## INPUT RECORDS
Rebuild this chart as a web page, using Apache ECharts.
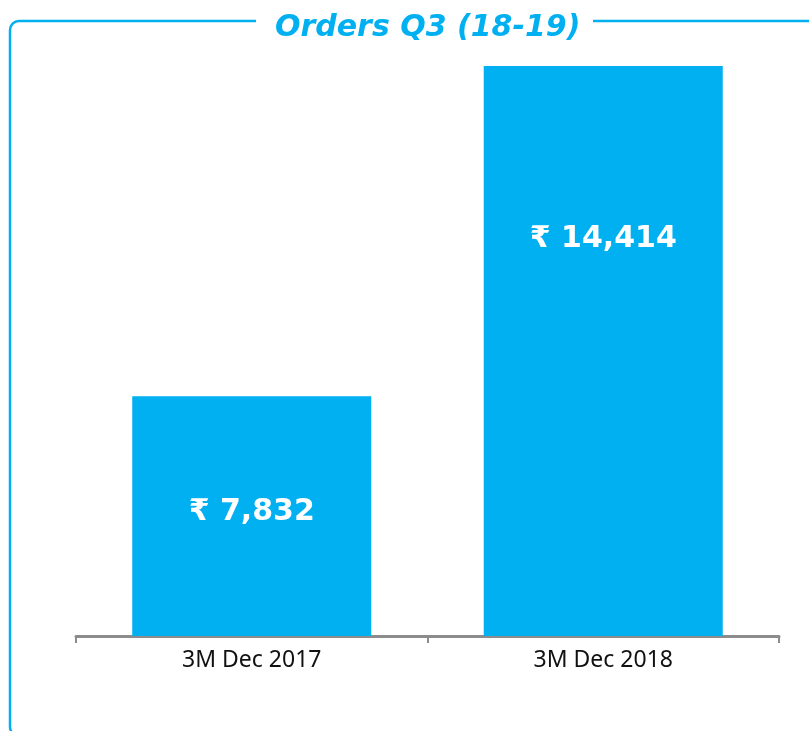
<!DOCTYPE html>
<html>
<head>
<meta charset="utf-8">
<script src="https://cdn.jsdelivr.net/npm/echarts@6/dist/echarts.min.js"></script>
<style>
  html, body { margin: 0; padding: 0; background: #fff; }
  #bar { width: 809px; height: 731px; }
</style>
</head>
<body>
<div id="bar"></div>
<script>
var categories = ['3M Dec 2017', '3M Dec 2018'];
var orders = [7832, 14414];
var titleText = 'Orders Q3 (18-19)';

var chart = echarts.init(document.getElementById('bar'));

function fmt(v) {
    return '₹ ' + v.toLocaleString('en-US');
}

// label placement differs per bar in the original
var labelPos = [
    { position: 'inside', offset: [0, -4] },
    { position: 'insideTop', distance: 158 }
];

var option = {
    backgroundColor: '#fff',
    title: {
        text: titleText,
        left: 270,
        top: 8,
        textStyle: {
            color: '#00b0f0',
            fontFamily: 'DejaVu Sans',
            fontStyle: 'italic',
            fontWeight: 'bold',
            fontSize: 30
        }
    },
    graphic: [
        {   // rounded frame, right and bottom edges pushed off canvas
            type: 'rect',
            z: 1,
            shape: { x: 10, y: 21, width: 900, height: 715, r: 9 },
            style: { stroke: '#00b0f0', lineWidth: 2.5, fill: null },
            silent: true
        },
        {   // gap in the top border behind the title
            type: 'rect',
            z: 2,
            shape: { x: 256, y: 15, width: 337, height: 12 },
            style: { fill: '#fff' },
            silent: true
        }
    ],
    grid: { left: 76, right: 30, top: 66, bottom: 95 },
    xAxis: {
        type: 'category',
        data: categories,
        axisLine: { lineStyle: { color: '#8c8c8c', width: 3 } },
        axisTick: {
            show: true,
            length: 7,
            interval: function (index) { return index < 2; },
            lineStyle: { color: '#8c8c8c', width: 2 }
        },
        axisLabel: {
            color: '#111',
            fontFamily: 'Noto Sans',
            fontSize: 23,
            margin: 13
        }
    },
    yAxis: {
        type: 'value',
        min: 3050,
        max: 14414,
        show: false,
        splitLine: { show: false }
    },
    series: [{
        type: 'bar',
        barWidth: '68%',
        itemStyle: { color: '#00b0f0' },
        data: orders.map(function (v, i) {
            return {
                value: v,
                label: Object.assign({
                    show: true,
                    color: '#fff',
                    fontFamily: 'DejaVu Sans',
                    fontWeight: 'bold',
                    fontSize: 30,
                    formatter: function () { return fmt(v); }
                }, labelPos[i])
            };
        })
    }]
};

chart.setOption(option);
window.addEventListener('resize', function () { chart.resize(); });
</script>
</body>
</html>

--

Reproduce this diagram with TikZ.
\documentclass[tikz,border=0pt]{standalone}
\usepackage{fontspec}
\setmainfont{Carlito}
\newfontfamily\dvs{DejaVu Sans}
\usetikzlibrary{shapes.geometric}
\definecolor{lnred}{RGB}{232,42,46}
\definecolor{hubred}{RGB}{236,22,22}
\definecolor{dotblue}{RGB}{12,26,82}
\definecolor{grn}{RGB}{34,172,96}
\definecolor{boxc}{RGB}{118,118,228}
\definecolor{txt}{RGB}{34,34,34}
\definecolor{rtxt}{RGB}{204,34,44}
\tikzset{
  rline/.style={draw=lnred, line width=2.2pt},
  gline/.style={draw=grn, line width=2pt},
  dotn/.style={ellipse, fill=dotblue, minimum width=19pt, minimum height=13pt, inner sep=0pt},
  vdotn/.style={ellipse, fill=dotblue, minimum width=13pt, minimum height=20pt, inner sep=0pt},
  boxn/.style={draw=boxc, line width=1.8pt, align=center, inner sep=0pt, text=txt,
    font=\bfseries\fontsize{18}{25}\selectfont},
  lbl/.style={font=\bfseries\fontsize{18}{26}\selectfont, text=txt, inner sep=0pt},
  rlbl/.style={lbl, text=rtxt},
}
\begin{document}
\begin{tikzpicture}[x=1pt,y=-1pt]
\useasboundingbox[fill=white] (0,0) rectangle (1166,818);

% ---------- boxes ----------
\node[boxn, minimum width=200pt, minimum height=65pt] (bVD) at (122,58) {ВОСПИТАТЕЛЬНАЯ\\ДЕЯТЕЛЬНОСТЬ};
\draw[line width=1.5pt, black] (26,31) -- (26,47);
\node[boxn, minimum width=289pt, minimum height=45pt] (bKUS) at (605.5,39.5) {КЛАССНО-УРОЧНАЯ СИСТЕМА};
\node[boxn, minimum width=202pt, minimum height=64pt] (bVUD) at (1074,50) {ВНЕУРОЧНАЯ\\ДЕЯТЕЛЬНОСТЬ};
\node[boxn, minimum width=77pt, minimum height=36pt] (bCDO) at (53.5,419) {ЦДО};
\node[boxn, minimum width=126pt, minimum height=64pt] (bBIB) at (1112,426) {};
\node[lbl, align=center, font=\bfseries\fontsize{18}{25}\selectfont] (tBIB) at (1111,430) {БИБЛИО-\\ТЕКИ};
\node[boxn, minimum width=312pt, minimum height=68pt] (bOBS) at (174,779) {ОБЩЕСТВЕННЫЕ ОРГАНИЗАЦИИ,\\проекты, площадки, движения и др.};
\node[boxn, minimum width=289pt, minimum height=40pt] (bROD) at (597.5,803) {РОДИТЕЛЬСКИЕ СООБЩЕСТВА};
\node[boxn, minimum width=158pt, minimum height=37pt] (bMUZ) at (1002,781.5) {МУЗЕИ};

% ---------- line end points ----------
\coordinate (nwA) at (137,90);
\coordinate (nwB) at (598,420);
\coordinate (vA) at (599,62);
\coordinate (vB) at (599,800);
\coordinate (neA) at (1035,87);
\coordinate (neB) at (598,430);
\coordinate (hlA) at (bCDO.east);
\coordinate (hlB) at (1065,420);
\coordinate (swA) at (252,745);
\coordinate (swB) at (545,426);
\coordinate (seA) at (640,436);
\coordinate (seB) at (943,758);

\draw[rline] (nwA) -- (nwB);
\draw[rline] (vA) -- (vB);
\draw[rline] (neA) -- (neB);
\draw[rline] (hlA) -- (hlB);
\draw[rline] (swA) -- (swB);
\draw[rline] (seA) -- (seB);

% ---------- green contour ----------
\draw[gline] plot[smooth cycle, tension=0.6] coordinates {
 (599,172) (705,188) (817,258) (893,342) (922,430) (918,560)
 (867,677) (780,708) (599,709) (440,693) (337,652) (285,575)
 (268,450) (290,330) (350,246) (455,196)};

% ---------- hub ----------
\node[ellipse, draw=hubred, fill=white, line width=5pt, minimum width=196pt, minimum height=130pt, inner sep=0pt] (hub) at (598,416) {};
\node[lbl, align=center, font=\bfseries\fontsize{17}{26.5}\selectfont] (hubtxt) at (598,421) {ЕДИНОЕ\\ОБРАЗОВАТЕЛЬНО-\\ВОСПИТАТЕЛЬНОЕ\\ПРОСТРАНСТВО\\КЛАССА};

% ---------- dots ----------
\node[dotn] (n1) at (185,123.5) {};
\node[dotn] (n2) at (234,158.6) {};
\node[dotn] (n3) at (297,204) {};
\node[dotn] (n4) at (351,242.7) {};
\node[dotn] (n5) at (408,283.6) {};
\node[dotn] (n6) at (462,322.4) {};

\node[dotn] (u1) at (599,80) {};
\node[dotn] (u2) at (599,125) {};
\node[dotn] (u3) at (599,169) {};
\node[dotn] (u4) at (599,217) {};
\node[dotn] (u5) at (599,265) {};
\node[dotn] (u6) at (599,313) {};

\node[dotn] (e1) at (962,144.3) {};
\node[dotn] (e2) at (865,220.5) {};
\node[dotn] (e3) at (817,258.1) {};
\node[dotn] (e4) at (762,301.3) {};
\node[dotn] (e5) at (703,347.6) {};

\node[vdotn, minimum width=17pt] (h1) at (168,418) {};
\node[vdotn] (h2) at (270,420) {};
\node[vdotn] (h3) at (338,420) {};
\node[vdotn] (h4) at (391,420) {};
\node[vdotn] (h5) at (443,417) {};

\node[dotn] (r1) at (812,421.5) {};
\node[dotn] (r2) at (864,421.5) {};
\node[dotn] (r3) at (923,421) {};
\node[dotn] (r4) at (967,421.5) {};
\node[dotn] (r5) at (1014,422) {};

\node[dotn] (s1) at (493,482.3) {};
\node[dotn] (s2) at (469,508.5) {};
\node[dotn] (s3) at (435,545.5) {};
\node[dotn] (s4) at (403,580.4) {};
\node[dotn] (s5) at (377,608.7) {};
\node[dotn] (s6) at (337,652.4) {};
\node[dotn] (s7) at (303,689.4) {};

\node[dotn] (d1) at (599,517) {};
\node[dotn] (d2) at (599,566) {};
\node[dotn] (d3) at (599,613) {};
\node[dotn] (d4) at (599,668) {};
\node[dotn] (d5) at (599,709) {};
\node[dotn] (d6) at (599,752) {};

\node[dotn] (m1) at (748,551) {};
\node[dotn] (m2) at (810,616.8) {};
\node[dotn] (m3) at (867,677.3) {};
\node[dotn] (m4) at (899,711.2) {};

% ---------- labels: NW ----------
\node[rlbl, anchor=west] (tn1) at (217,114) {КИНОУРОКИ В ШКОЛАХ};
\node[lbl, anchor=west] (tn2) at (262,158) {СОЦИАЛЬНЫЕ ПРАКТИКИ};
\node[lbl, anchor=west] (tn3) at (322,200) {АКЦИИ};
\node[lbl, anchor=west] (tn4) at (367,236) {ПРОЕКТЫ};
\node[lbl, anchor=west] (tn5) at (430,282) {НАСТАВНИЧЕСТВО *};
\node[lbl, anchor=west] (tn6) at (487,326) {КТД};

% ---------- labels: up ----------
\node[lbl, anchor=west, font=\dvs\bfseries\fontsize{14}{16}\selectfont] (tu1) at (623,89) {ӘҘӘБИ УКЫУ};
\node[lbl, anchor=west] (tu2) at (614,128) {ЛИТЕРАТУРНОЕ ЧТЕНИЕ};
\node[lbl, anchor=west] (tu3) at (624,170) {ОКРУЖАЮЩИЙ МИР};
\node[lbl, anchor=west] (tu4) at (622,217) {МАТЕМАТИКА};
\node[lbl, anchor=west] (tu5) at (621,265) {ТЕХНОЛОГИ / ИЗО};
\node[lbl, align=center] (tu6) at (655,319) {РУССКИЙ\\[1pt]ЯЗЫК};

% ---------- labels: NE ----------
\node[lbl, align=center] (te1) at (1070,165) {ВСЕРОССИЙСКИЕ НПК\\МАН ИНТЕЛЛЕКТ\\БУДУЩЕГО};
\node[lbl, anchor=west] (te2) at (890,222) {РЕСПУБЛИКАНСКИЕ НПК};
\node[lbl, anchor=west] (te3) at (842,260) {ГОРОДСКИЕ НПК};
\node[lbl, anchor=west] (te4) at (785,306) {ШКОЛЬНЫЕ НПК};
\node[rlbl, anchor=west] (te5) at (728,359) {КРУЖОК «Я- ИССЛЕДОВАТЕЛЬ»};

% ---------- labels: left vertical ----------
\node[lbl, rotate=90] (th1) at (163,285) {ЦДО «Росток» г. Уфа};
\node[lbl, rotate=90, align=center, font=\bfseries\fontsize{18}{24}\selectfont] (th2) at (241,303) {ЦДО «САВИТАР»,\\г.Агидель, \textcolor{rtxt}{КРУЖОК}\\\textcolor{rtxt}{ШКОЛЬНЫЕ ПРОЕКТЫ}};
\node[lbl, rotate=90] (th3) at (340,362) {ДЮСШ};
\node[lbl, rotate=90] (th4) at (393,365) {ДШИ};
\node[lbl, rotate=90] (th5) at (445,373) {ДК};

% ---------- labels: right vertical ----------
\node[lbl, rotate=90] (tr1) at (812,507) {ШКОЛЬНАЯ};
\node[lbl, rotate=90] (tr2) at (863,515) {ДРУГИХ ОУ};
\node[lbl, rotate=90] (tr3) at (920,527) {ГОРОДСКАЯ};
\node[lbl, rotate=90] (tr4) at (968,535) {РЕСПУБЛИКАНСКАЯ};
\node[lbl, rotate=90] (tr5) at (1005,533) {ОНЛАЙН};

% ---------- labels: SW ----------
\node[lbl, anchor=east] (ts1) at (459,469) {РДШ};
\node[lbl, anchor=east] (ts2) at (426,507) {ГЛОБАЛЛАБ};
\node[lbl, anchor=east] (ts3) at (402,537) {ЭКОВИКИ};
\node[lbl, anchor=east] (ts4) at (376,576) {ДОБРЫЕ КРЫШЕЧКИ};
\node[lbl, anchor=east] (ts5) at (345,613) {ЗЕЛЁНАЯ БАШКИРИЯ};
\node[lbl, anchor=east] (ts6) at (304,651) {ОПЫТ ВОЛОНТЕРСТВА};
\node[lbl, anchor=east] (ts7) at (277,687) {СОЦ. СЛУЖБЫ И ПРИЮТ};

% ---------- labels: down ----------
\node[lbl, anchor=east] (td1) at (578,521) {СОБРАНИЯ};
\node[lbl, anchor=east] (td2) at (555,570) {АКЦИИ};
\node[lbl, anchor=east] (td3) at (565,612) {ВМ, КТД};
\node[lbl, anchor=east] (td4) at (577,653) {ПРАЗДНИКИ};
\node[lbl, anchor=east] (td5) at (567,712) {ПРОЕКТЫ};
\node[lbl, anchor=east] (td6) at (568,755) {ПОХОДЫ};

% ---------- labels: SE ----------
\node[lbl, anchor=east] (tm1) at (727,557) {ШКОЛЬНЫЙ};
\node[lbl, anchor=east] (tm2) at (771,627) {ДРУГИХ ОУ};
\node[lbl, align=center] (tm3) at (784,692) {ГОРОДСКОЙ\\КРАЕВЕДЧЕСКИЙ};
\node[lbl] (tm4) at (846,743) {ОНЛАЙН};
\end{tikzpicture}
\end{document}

## PROMPT
Copy out every line where the word "this" occurs.

## TASK OUTPUT
Rebuild this chart as a web page, using Apache ECharts.
Reproduce this diagram with TikZ.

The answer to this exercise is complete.